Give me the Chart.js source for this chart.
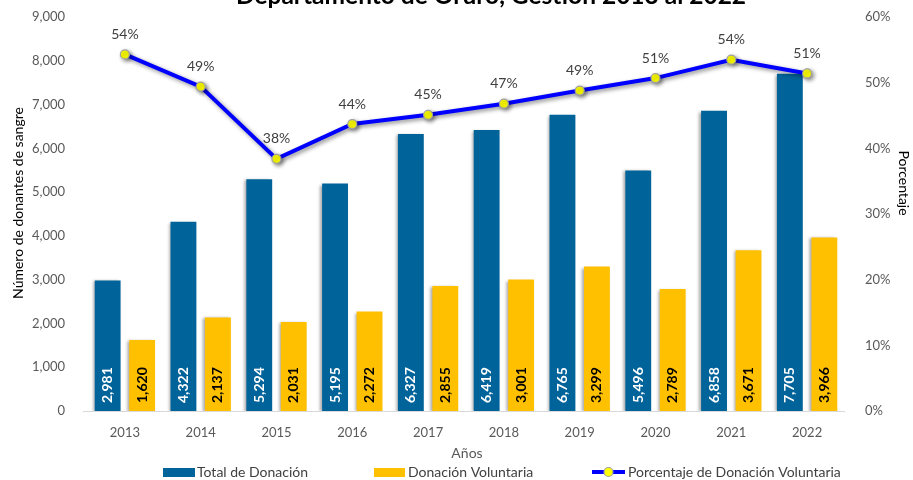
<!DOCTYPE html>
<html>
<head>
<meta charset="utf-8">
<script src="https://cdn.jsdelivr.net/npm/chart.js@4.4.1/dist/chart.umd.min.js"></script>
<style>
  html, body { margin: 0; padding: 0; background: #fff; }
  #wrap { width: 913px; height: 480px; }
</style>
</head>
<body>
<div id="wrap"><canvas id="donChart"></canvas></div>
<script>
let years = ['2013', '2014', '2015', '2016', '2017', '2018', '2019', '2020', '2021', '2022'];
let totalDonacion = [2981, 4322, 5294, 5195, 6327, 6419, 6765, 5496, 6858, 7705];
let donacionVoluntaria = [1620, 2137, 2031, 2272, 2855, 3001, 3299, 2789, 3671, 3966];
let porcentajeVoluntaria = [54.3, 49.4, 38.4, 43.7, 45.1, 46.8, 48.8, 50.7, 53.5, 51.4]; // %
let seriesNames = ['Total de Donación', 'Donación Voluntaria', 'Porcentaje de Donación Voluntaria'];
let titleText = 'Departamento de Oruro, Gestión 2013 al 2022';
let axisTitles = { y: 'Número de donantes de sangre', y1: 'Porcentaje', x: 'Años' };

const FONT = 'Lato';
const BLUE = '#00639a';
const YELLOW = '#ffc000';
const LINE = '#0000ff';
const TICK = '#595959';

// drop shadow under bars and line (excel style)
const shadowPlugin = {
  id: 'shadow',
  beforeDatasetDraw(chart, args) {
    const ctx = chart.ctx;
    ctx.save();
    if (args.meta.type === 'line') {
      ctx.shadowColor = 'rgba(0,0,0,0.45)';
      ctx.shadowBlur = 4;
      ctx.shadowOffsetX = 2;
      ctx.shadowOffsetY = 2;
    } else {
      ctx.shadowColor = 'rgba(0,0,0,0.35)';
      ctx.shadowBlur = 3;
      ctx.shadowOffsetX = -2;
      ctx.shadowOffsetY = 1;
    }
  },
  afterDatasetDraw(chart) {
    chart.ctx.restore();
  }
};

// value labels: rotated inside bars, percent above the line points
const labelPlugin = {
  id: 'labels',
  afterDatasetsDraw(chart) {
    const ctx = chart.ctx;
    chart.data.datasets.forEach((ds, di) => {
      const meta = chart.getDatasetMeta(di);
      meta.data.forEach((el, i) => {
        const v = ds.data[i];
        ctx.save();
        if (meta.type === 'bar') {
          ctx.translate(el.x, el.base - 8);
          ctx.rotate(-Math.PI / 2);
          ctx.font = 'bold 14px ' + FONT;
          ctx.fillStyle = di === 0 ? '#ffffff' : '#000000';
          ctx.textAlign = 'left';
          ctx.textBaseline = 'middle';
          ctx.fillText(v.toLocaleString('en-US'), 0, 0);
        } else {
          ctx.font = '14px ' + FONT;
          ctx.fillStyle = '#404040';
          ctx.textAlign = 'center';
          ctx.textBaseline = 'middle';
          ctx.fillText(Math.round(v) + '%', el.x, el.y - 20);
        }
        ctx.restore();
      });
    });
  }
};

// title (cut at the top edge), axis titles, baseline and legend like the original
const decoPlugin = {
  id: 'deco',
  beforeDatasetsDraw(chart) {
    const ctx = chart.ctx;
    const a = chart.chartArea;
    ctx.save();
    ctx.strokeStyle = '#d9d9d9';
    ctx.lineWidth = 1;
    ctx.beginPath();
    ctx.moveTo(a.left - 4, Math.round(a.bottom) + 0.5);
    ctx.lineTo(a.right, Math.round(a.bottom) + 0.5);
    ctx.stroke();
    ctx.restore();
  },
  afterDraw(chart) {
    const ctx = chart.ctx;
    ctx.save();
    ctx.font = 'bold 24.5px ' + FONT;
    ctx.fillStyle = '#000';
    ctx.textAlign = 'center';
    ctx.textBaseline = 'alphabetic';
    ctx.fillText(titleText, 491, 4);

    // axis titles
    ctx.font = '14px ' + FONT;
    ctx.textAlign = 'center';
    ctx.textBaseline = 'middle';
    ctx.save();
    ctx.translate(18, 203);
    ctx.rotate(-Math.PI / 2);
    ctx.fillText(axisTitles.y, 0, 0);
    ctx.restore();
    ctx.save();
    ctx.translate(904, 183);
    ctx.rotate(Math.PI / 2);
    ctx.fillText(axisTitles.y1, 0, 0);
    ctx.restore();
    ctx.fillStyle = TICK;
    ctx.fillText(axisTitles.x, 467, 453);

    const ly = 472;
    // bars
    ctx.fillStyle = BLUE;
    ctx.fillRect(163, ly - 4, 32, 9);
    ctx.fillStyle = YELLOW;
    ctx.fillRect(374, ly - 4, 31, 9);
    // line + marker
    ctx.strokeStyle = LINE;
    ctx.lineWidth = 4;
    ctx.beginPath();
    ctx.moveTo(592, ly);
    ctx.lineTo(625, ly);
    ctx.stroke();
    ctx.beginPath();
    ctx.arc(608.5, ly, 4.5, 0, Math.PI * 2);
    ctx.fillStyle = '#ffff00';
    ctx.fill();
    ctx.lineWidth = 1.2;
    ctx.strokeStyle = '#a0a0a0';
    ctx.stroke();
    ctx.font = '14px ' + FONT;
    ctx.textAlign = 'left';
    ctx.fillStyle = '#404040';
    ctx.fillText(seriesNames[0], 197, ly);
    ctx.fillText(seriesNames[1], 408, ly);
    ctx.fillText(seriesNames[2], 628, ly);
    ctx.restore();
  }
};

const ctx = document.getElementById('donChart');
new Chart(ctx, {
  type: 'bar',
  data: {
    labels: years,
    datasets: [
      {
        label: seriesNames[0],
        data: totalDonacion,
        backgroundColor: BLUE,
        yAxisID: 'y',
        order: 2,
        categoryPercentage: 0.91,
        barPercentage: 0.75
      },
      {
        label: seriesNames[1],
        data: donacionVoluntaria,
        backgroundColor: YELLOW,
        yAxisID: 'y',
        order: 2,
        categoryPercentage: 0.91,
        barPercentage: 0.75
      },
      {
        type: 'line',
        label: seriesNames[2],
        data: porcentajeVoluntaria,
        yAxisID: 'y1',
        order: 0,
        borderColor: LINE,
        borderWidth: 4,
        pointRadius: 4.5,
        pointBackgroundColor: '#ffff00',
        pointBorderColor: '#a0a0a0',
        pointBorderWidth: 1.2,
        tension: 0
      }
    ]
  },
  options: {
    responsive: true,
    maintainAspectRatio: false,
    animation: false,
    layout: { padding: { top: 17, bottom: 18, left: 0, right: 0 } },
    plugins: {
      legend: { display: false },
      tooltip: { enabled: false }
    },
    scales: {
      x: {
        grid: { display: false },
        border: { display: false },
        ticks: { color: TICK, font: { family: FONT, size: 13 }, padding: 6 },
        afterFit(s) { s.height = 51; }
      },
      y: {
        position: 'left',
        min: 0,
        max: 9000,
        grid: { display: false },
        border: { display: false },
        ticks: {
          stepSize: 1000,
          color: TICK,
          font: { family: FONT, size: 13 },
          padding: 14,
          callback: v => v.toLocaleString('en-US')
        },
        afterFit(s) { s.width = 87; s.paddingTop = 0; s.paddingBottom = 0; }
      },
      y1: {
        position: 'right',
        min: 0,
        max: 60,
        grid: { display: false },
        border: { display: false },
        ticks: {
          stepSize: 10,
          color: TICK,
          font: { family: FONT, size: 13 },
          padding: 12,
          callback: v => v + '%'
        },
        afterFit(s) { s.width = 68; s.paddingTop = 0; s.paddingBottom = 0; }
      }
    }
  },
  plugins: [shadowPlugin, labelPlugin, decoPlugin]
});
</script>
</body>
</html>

━━━━━━━━━━━━━━━━━━━━

*STATED GOAL:* Go through the listing above and write it out again exactly, dropping the pictures.

*RESULT OF THE EXERCISE:*
Give me the Chart.js source for this chart.
<!DOCTYPE html>
<html>
<head>
<meta charset="utf-8">
<script src="https://cdn.jsdelivr.net/npm/chart.js@4.4.1/dist/chart.umd.min.js"></script>
<style>
  html, body { margin: 0; padding: 0; background: #fff; }
  #wrap { width: 913px; height: 480px; }
</style>
</head>
<body>
<div id="wrap"><canvas id="donChart"></canvas></div>
<script>
let years = ['2013', '2014', '2015', '2016', '2017', '2018', '2019', '2020', '2021', '2022'];
let totalDonacion = [2981, 4322, 5294, 5195, 6327, 6419, 6765, 5496, 6858, 7705];
let donacionVoluntaria = [1620, 2137, 2031, 2272, 2855, 3001, 3299, 2789, 3671, 3966];
let porcentajeVoluntaria = [54.3, 49.4, 38.4, 43.7, 45.1, 46.8, 48.8, 50.7, 53.5, 51.4]; // %
let seriesNames = ['Total de Donación', 'Donación Voluntaria', 'Porcentaje de Donación Voluntaria'];
let titleText = 'Departamento de Oruro, Gestión 2013 al 2022';
let axisTitles = { y: 'Número de donantes de sangre', y1: 'Porcentaje', x: 'Años' };

const FONT = 'Lato';
const BLUE = '#00639a';
const YELLOW = '#ffc000';
const LINE = '#0000ff';
const TICK = '#595959';

// drop shadow under bars and line (excel style)
const shadowPlugin = {
  id: 'shadow',
  beforeDatasetDraw(chart, args) {
    const ctx = chart.ctx;
    ctx.save();
    if (args.meta.type === 'line') {
      ctx.shadowColor = 'rgba(0,0,0,0.45)';
      ctx.shadowBlur = 4;
      ctx.shadowOffsetX = 2;
      ctx.shadowOffsetY = 2;
    } else {
      ctx.shadowColor = 'rgba(0,0,0,0.35)';
      ctx.shadowBlur = 3;
      ctx.shadowOffsetX = -2;
      ctx.shadowOffsetY = 1;
    }
  },
  afterDatasetDraw(chart) {
    chart.ctx.restore();
  }
};

// value labels: rotated inside bars, percent above the line points
const labelPlugin = {
  id: 'labels',
  afterDatasetsDraw(chart) {
    const ctx = chart.ctx;
    chart.data.datasets.forEach((ds, di) => {
      const meta = chart.getDatasetMeta(di);
      meta.data.forEach((el, i) => {
        const v = ds.data[i];
        ctx.save();
        if (meta.type === 'bar') {
          ctx.translate(el.x, el.base - 8);
          ctx.rotate(-Math.PI / 2);
          ctx.font = 'bold 14px ' + FONT;
          ctx.fillStyle = di === 0 ? '#ffffff' : '#000000';
          ctx.textAlign = 'left';
          ctx.textBaseline = 'middle';
          ctx.fillText(v.toLocaleString('en-US'), 0, 0);
        } else {
          ctx.font = '14px ' + FONT;
          ctx.fillStyle = '#404040';
          ctx.textAlign = 'center';
          ctx.textBaseline = 'middle';
          ctx.fillText(Math.round(v) + '%', el.x, el.y - 20);
        }
        ctx.restore();
      });
    });
  }
};

// title (cut at the top edge), axis titles, baseline and legend like the original
const decoPlugin = {
  id: 'deco',
  beforeDatasetsDraw(chart) {
    const ctx = chart.ctx;
    const a = chart.chartArea;
    ctx.save();
    ctx.strokeStyle = '#d9d9d9';
    ctx.lineWidth = 1;
    ctx.beginPath();
    ctx.moveTo(a.left - 4, Math.round(a.bottom) + 0.5);
    ctx.lineTo(a.right, Math.round(a.bottom) + 0.5);
    ctx.stroke();
    ctx.restore();
  },
  afterDraw(chart) {
    const ctx = chart.ctx;
    ctx.save();
    ctx.font = 'bold 24.5px ' + FONT;
    ctx.fillStyle = '#000';
    ctx.textAlign = 'center';
    ctx.textBaseline = 'alphabetic';
    ctx.fillText(titleText, 491, 4);

    // axis titles
    ctx.font = '14px ' + FONT;
    ctx.textAlign = 'center';
    ctx.textBaseline = 'middle';
    ctx.save();
    ctx.translate(18, 203);
    ctx.rotate(-Math.PI / 2);
    ctx.fillText(axisTitles.y, 0, 0);
    ctx.restore();
    ctx.save();
    ctx.translate(904, 183);
    ctx.rotate(Math.PI / 2);
    ctx.fillText(axisTitles.y1, 0, 0);
    ctx.restore();
    ctx.fillStyle = TICK;
    ctx.fillText(axisTitles.x, 467, 453);

    const ly = 472;
    // bars
    ctx.fillStyle = BLUE;
    ctx.fillRect(163, ly - 4, 32, 9);
    ctx.fillStyle = YELLOW;
    ctx.fillRect(374, ly - 4, 31, 9);
    // line + marker
    ctx.strokeStyle = LINE;
    ctx.lineWidth = 4;
    ctx.beginPath();
    ctx.moveTo(592, ly);
    ctx.lineTo(625, ly);
    ctx.stroke();
    ctx.beginPath();
    ctx.arc(608.5, ly, 4.5, 0, Math.PI * 2);
    ctx.fillStyle = '#ffff00';
    ctx.fill();
    ctx.lineWidth = 1.2;
    ctx.strokeStyle = '#a0a0a0';
    ctx.stroke();
    ctx.font = '14px ' + FONT;
    ctx.textAlign = 'left';
    ctx.fillStyle = '#404040';
    ctx.fillText(seriesNames[0], 197, ly);
    ctx.fillText(seriesNames[1], 408, ly);
    ctx.fillText(seriesNames[2], 628, ly);
    ctx.restore();
  }
};

const ctx = document.getElementById('donChart');
new Chart(ctx, {
  type: 'bar',
  data: {
    labels: years,
    datasets: [
      {
        label: seriesNames[0],
        data: totalDonacion,
        backgroundColor: BLUE,
        yAxisID: 'y',
        order: 2,
        categoryPercentage: 0.91,
        barPercentage: 0.75
      },
      {
        label: seriesNames[1],
        data: donacionVoluntaria,
        backgroundColor: YELLOW,
        yAxisID: 'y',
        order: 2,
        categoryPercentage: 0.91,
        barPercentage: 0.75
      },
      {
        type: 'line',
        label: seriesNames[2],
        data: porcentajeVoluntaria,
        yAxisID: 'y1',
        order: 0,
        borderColor: LINE,
        borderWidth: 4,
        pointRadius: 4.5,
        pointBackgroundColor: '#ffff00',
        pointBorderColor: '#a0a0a0',
        pointBorderWidth: 1.2,
        tension: 0
      }
    ]
  },
  options: {
    responsive: true,
    maintainAspectRatio: false,
    animation: false,
    layout: { padding: { top: 17, bottom: 18, left: 0, right: 0 } },
    plugins: {
      legend: { display: false },
      tooltip: { enabled: false }
    },
    scales: {
      x: {
        grid: { display: false },
        border: { display: false },
        ticks: { color: TICK, font: { family: FONT, size: 13 }, padding: 6 },
        afterFit(s) { s.height = 51; }
      },
      y: {
        position: 'left',
        min: 0,
        max: 9000,
        grid: { display: false },
        border: { display: false },
        ticks: {
          stepSize: 1000,
          color: TICK,
          font: { family: FONT, size: 13 },
          padding: 14,
          callback: v => v.toLocaleString('en-US')
        },
        afterFit(s) { s.width = 87; s.paddingTop = 0; s.paddingBottom = 0; }
      },
      y1: {
        position: 'right',
        min: 0,
        max: 60,
        grid: { display: false },
        border: { display: false },
        ticks: {
          stepSize: 10,
          color: TICK,
          font: { family: FONT, size: 13 },
          padding: 12,
          callback: v => v + '%'
        },
        afterFit(s) { s.width = 68; s.paddingTop = 0; s.paddingBottom = 0; }
      }
    }
  },
  plugins: [shadowPlugin, labelPlugin, decoPlugin]
});
</script>
</body>
</html>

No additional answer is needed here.